Cina – Kuaidi, la nuova catena di montaggio

In by Gabriele Battaglia

Sono ovunque, con le loro pettorine colorate e lo scooter elettrico con bauletto: sfrecciano sulle ciclabili in contromano, si fermano qualche minuto a chiacchierare tra loro fumando una sigaretta, dormono in sella al proprio veicolo, ripartono e schivano chiunque incrocino, se sono stanchi non schivano neppure e succede il patatrac. Un quarto di secolo fa, nelle nostre città, molti giovani sbarcavano il lunario facendo il «pony express», l’addetto alle consegne espresse. I «pony» si muovevano come trottole e connotavano il paesaggio urbano di un’Italia protesa verso il consumo e la circolazione di merci. Un piccolo investimento in un motorino ed ecco un lavoro dignitoso di cui un ragazzo sveglio poteva vivere.

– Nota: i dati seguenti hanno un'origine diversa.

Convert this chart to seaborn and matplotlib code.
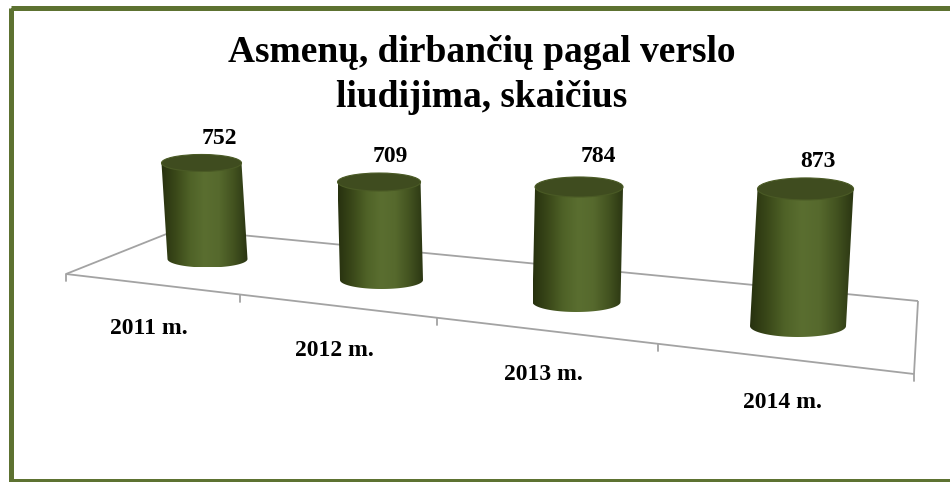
import numpy as np
import matplotlib
matplotlib.use("Agg")
import matplotlib.pyplot as plt
import seaborn as sns
from matplotlib.patches import Polygon, Ellipse, Rectangle

# ---------------- data ----------------
categories = ["2011 m.", "2012 m.", "2013 m.", "2014 m."]
values = [752, 709, 784, 873]
title_lines = ["Asmenų, dirbančių pagal verslo", "liudijima, skaičius"]

# ---------------- layout (pseudo-3D perspective, in pixels) ----------------
BASE_X = [207.5, 381.5, 576.5, 798.0]   # bottom-ellipse centre x
BASE_Y = [259.0, 280.0, 302.0, 326.0]   # bottom-ellipse centre y
RX = [40.0, 41.5, 44.0, 48.0]
RY = [8.5, 9.0, 10.0, 11.0]
SCALE = [0.1277, 0.1382, 0.1467, 0.157]  # px per unit (perspective)
LEAN = [-0.0625, -0.025, 0.022, 0.055]   # horizontal drift per px of height
LABEL_DX = [18, 11, 19, 12]
LABEL_DY = [10, 11, 15, 11]

FLOOR = [(66, 274), (179, 229), (918, 301), (914, 374)]  # FL, BL, BR, FR
TICK_X = [66, 240, 437, 658, 914]

sns.set_theme(style="white")
plt.rcParams["font.family"] = ["Liberation Serif", "DejaVu Serif"]

W, H = 950, 482
fig = plt.figure(figsize=(9.5, 4.82), dpi=100)
ax = fig.add_axes([0, 0, 1, 1])
ax.set_xlim(0, W)
ax.set_ylim(H, 0)
ax.axis("off")

# frame
ax.add_patch(Rectangle((10.5, 8), 960, 473, fill=False, lw=3.6,
                       edgecolor="#5d7231", zorder=1, clip_on=False))

# title
ax.text(482, 62, title_lines[0], ha="center", va="baseline",
        fontsize=27, fontweight="bold", color="black")
ax.text(482, 107, title_lines[1], ha="center", va="baseline",
        fontsize=27, fontweight="bold", color="black")

# floor
fl, bl, br, fr = FLOOR
gcol = "#a3a3a3"
for p, q in [(fl, bl), (bl, br), (br, fr), (fl, fr)]:
    ax.plot([p[0], q[0]], [p[1], q[1]], color=gcol, lw=1.3, zorder=2,
            solid_capstyle="butt")


def front_y(x):
    return fl[1] + (fr[1] - fl[1]) * (x - fl[0]) / (fr[0] - fl[0])


for tx in TICK_X:
    y0 = front_y(tx)
    ax.plot([tx, tx], [y0, y0 + 7], color=gcol, lw=1.3, zorder=2)

# category labels
for i, cat in enumerate(categories):
    mx = (TICK_X[i] + TICK_X[i + 1]) / 2 - 4
    ax.text(mx, front_y(mx) + 50, cat, ha="center", va="baseline",
            fontsize=17, fontweight="bold", color="black")

# cylinders
cmap = sns.blend_palette(["#27310f", "#3a4819", "#4f6227", "#5a6e30",
                          "#56692d", "#435320", "#2a3512"], as_cmap=True)
grad = np.linspace(0, 1, 256)[None, :]

for i, v in enumerate(values):
    bx, by = BASE_X[i], BASE_Y[i]
    h = v * SCALE[i]
    tx, ty = bx + LEAN[i] * h, by - h
    rx, ry = RX[i], RY[i]
    t = np.linspace(0, np.pi, 60)
    ex = bx - rx * np.cos(t)
    ey = by + ry * np.sin(t)
    pts = [(tx - rx, ty)] + list(zip(ex, ey)) + [(tx + rx, ty)]
    body = Polygon(pts, closed=True, facecolor="none", edgecolor="none",
                   zorder=3)
    ax.add_patch(body)
    xmin = min(tx, bx) - rx
    xmax = max(tx, bx) + rx
    im = ax.imshow(grad, cmap=cmap, extent=(xmin, xmax, by + ry, ty),
                   aspect="auto", interpolation="bicubic", zorder=3)
    im.set_clip_path(body)
    ax.add_patch(Ellipse((tx, ty), 2 * rx, 2 * ry, facecolor="#3f4c1f",
                         edgecolor="#4a5a25", lw=0.8, zorder=4))
    ax.text(tx + LABEL_DX[i], ty - ry - LABEL_DY[i], f"{v}", ha="center",
            va="baseline", fontsize=17, fontweight="bold", color="black",
            zorder=5)

ax.set_xlim(0, W)
ax.set_ylim(H, 0)
sns.despine(ax=ax, left=True, bottom=True)
fig.savefig("out.png", dpi=100, facecolor="white")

Ho un amico che conosciamo tutti come K7, la sua sigla da pony in quegli anni; il suo vero nome si è perso nella notte dei tempi. Quell’attività segnava, per molti figli del proletariato di fabbrica, l’ingresso nel mondo del lavoro: padre operaio, figlio pony; il genitore produceva la merce, il figlio la faceva circolare.

Il che rendeva evidente fino all’interno di ogni nucleo familiare che la produzione si stava trasferendo altrove e che noi eravamo sul punto di diventare una società dei servizi. Poi, il trasporto di pacchi e pacchetti è passato a una nuova working class: i migranti, soprattutto sudamericani.